**Stated problem**
Transcribe the material word for word, but without the images.

**Information shown**

┄┄┄┄┄┄┄┄┄┄

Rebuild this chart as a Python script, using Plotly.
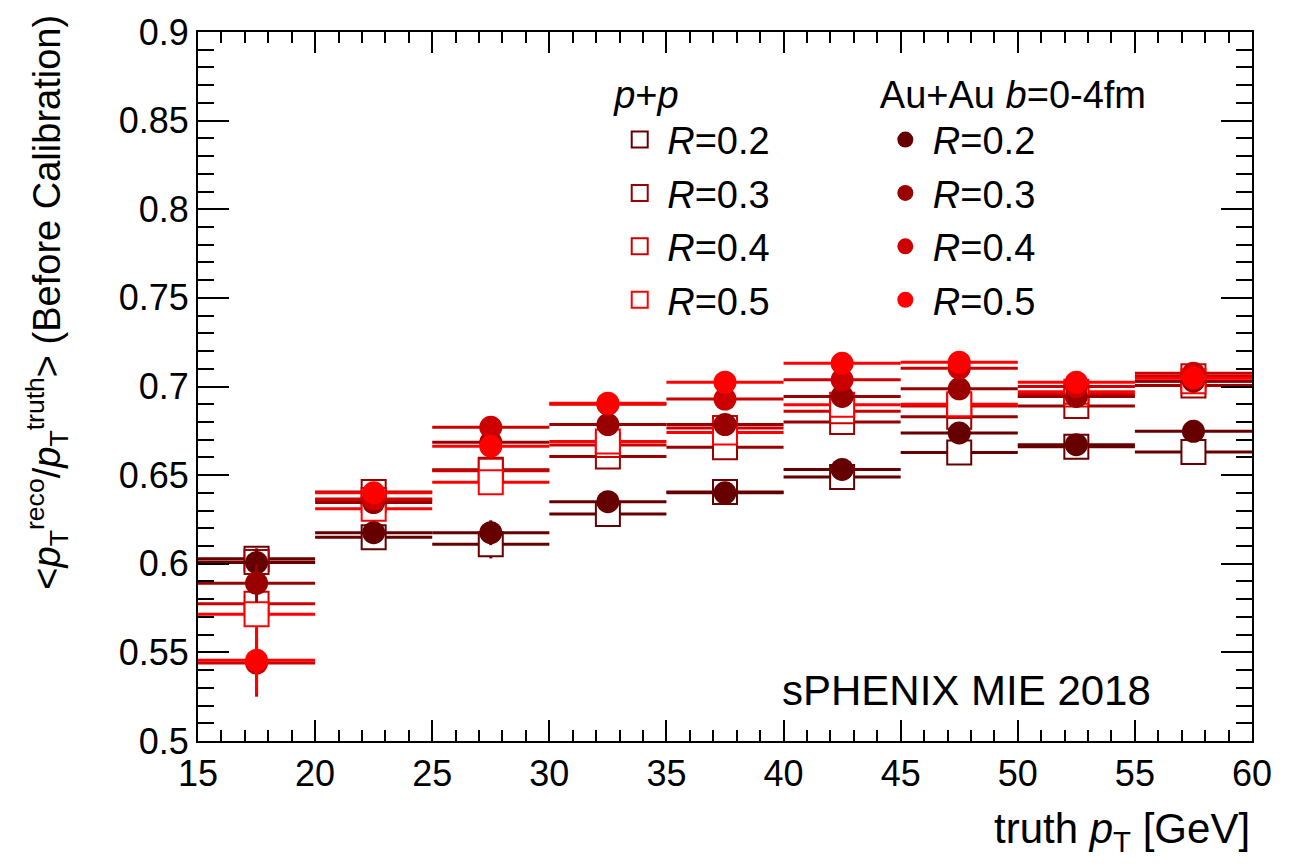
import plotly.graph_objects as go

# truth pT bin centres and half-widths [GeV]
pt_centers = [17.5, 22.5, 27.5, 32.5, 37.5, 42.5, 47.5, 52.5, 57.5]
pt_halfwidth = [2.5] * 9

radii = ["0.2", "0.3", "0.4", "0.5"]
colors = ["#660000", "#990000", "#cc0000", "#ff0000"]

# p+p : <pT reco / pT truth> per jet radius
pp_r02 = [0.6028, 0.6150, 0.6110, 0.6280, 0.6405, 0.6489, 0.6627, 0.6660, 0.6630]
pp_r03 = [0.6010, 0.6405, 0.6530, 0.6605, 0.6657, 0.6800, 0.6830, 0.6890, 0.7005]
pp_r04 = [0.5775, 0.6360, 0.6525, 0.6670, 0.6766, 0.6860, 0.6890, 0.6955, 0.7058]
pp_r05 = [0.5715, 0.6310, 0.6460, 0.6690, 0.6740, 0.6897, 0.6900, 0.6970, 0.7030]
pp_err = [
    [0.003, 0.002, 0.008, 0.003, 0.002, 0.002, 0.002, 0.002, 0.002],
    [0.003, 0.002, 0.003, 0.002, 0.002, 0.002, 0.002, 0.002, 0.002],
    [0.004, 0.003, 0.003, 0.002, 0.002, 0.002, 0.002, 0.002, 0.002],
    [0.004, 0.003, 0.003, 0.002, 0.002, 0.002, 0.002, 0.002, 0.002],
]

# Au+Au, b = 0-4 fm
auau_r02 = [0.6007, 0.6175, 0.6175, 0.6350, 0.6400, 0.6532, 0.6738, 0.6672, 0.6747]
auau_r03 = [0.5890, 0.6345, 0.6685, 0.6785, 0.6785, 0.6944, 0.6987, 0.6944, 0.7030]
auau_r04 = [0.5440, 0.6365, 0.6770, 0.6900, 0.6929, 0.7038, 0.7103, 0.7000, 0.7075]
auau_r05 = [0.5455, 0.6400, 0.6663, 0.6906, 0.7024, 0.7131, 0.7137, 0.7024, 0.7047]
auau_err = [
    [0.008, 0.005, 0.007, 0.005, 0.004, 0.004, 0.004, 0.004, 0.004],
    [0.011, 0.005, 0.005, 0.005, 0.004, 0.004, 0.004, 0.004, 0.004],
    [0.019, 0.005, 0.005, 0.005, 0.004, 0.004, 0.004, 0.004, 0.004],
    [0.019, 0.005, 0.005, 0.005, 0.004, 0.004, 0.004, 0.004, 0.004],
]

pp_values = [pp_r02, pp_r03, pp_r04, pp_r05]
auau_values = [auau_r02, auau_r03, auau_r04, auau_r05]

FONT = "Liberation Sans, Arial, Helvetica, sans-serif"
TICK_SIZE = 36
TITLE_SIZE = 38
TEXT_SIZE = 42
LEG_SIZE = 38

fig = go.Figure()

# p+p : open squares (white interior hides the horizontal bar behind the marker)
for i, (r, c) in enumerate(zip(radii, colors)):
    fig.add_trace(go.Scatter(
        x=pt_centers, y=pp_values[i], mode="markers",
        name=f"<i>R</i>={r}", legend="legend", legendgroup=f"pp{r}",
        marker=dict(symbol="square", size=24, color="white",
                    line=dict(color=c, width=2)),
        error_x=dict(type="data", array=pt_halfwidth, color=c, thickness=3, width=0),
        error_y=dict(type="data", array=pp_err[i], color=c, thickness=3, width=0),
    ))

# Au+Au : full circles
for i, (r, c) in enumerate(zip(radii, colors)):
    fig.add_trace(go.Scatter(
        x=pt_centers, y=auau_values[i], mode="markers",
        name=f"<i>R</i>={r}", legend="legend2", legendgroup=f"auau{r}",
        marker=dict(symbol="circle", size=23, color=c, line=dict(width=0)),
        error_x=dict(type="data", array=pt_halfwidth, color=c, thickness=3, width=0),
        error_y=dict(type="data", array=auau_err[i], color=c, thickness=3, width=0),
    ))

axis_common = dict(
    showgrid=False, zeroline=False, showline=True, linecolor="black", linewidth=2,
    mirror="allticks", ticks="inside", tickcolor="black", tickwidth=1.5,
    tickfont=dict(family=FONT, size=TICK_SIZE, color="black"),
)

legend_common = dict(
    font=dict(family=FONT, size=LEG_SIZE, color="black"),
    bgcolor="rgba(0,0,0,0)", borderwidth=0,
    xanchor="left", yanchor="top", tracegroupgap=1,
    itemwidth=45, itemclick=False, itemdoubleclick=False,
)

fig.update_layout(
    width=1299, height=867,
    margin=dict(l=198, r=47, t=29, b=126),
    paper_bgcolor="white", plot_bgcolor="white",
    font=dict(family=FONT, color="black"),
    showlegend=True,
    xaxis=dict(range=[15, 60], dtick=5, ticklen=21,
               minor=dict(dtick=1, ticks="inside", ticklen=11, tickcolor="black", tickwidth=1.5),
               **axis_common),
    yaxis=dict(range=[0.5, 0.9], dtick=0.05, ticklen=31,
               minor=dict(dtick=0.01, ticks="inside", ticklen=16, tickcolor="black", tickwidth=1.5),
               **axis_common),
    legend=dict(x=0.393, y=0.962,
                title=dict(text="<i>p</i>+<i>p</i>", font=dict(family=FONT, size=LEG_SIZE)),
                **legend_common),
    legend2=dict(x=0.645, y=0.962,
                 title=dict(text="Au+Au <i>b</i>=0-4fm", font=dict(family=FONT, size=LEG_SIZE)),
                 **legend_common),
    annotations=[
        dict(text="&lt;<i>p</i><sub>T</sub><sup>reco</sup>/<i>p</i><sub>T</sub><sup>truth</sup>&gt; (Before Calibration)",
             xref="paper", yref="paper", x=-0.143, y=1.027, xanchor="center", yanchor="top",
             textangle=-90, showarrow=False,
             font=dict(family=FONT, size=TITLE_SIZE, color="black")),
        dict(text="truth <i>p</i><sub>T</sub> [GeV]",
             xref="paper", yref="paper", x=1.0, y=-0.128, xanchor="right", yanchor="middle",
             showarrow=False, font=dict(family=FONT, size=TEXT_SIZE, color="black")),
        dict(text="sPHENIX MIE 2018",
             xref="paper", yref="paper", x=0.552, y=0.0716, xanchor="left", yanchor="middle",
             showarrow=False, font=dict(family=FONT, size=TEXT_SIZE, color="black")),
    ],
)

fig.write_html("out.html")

┄┄┄┄┄┄┄┄┄┄

**Result of the exercise**
Rebuild this chart as a Python script, using Plotly.
import plotly.graph_objects as go

# truth pT bin centres and half-widths [GeV]
pt_centers = [17.5, 22.5, 27.5, 32.5, 37.5, 42.5, 47.5, 52.5, 57.5]
pt_halfwidth = [2.5] * 9

radii = ["0.2", "0.3", "0.4", "0.5"]
colors = ["#660000", "#990000", "#cc0000", "#ff0000"]

# p+p : <pT reco / pT truth> per jet radius
pp_r02 = [0.6028, 0.6150, 0.6110, 0.6280, 0.6405, 0.6489, 0.6627, 0.6660, 0.6630]
pp_r03 = [0.6010, 0.6405, 0.6530, 0.6605, 0.6657, 0.6800, 0.6830, 0.6890, 0.7005]
pp_r04 = [0.5775, 0.6360, 0.6525, 0.6670, 0.6766, 0.6860, 0.6890, 0.6955, 0.7058]
pp_r05 = [0.5715, 0.6310, 0.6460, 0.6690, 0.6740, 0.6897, 0.6900, 0.6970, 0.7030]
pp_err = [
    [0.003, 0.002, 0.008, 0.003, 0.002, 0.002, 0.002, 0.002, 0.002],
    [0.003, 0.002, 0.003, 0.002, 0.002, 0.002, 0.002, 0.002, 0.002],
    [0.004, 0.003, 0.003, 0.002, 0.002, 0.002, 0.002, 0.002, 0.002],
    [0.004, 0.003, 0.003, 0.002, 0.002, 0.002, 0.002, 0.002, 0.002],
]

# Au+Au, b = 0-4 fm
auau_r02 = [0.6007, 0.6175, 0.6175, 0.6350, 0.6400, 0.6532, 0.6738, 0.6672, 0.6747]
auau_r03 = [0.5890, 0.6345, 0.6685, 0.6785, 0.6785, 0.6944, 0.6987, 0.6944, 0.7030]
auau_r04 = [0.5440, 0.6365, 0.6770, 0.6900, 0.6929, 0.7038, 0.7103, 0.7000, 0.7075]
auau_r05 = [0.5455, 0.6400, 0.6663, 0.6906, 0.7024, 0.7131, 0.7137, 0.7024, 0.7047]
auau_err = [
    [0.008, 0.005, 0.007, 0.005, 0.004, 0.004, 0.004, 0.004, 0.004],
    [0.011, 0.005, 0.005, 0.005, 0.004, 0.004, 0.004, 0.004, 0.004],
    [0.019, 0.005, 0.005, 0.005, 0.004, 0.004, 0.004, 0.004, 0.004],
    [0.019, 0.005, 0.005, 0.005, 0.004, 0.004, 0.004, 0.004, 0.004],
]

pp_values = [pp_r02, pp_r03, pp_r04, pp_r05]
auau_values = [auau_r02, auau_r03, auau_r04, auau_r05]

FONT = "Liberation Sans, Arial, Helvetica, sans-serif"
TICK_SIZE = 36
TITLE_SIZE = 38
TEXT_SIZE = 42
LEG_SIZE = 38

fig = go.Figure()

# p+p : open squares (white interior hides the horizontal bar behind the marker)
for i, (r, c) in enumerate(zip(radii, colors)):
    fig.add_trace(go.Scatter(
        x=pt_centers, y=pp_values[i], mode="markers",
        name=f"<i>R</i>={r}", legend="legend", legendgroup=f"pp{r}",
        marker=dict(symbol="square", size=24, color="white",
                    line=dict(color=c, width=2)),
        error_x=dict(type="data", array=pt_halfwidth, color=c, thickness=3, width=0),
        error_y=dict(type="data", array=pp_err[i], color=c, thickness=3, width=0),
    ))

# Au+Au : full circles
for i, (r, c) in enumerate(zip(radii, colors)):
    fig.add_trace(go.Scatter(
        x=pt_centers, y=auau_values[i], mode="markers",
        name=f"<i>R</i>={r}", legend="legend2", legendgroup=f"auau{r}",
        marker=dict(symbol="circle", size=23, color=c, line=dict(width=0)),
        error_x=dict(type="data", array=pt_halfwidth, color=c, thickness=3, width=0),
        error_y=dict(type="data", array=auau_err[i], color=c, thickness=3, width=0),
    ))

axis_common = dict(
    showgrid=False, zeroline=False, showline=True, linecolor="black", linewidth=2,
    mirror="allticks", ticks="inside", tickcolor="black", tickwidth=1.5,
    tickfont=dict(family=FONT, size=TICK_SIZE, color="black"),
)

legend_common = dict(
    font=dict(family=FONT, size=LEG_SIZE, color="black"),
    bgcolor="rgba(0,0,0,0)", borderwidth=0,
    xanchor="left", yanchor="top", tracegroupgap=1,
    itemwidth=45, itemclick=False, itemdoubleclick=False,
)

fig.update_layout(
    width=1299, height=867,
    margin=dict(l=198, r=47, t=29, b=126),
    paper_bgcolor="white", plot_bgcolor="white",
    font=dict(family=FONT, color="black"),
    showlegend=True,
    xaxis=dict(range=[15, 60], dtick=5, ticklen=21,
               minor=dict(dtick=1, ticks="inside", ticklen=11, tickcolor="black", tickwidth=1.5),
               **axis_common),
    yaxis=dict(range=[0.5, 0.9], dtick=0.05, ticklen=31,
               minor=dict(dtick=0.01, ticks="inside", ticklen=16, tickcolor="black", tickwidth=1.5),
               **axis_common),
    legend=dict(x=0.393, y=0.962,
                title=dict(text="<i>p</i>+<i>p</i>", font=dict(family=FONT, size=LEG_SIZE)),
                **legend_common),
    legend2=dict(x=0.645, y=0.962,
                 title=dict(text="Au+Au <i>b</i>=0-4fm", font=dict(family=FONT, size=LEG_SIZE)),
                 **legend_common),
    annotations=[
        dict(text="&lt;<i>p</i><sub>T</sub><sup>reco</sup>/<i>p</i><sub>T</sub><sup>truth</sup>&gt; (Before Calibration)",
             xref="paper", yref="paper", x=-0.143, y=1.027, xanchor="center", yanchor="top",
             textangle=-90, showarrow=False,
             font=dict(family=FONT, size=TITLE_SIZE, color="black")),
        dict(text="truth <i>p</i><sub>T</sub> [GeV]",
             xref="paper", yref="paper", x=1.0, y=-0.128, xanchor="right", yanchor="middle",
             showarrow=False, font=dict(family=FONT, size=TEXT_SIZE, color="black")),
        dict(text="sPHENIX MIE 2018",
             xref="paper", yref="paper", x=0.552, y=0.0716, xanchor="left", yanchor="middle",
             showarrow=False, font=dict(family=FONT, size=TEXT_SIZE, color="black")),
    ],
)

fig.write_html("out.html")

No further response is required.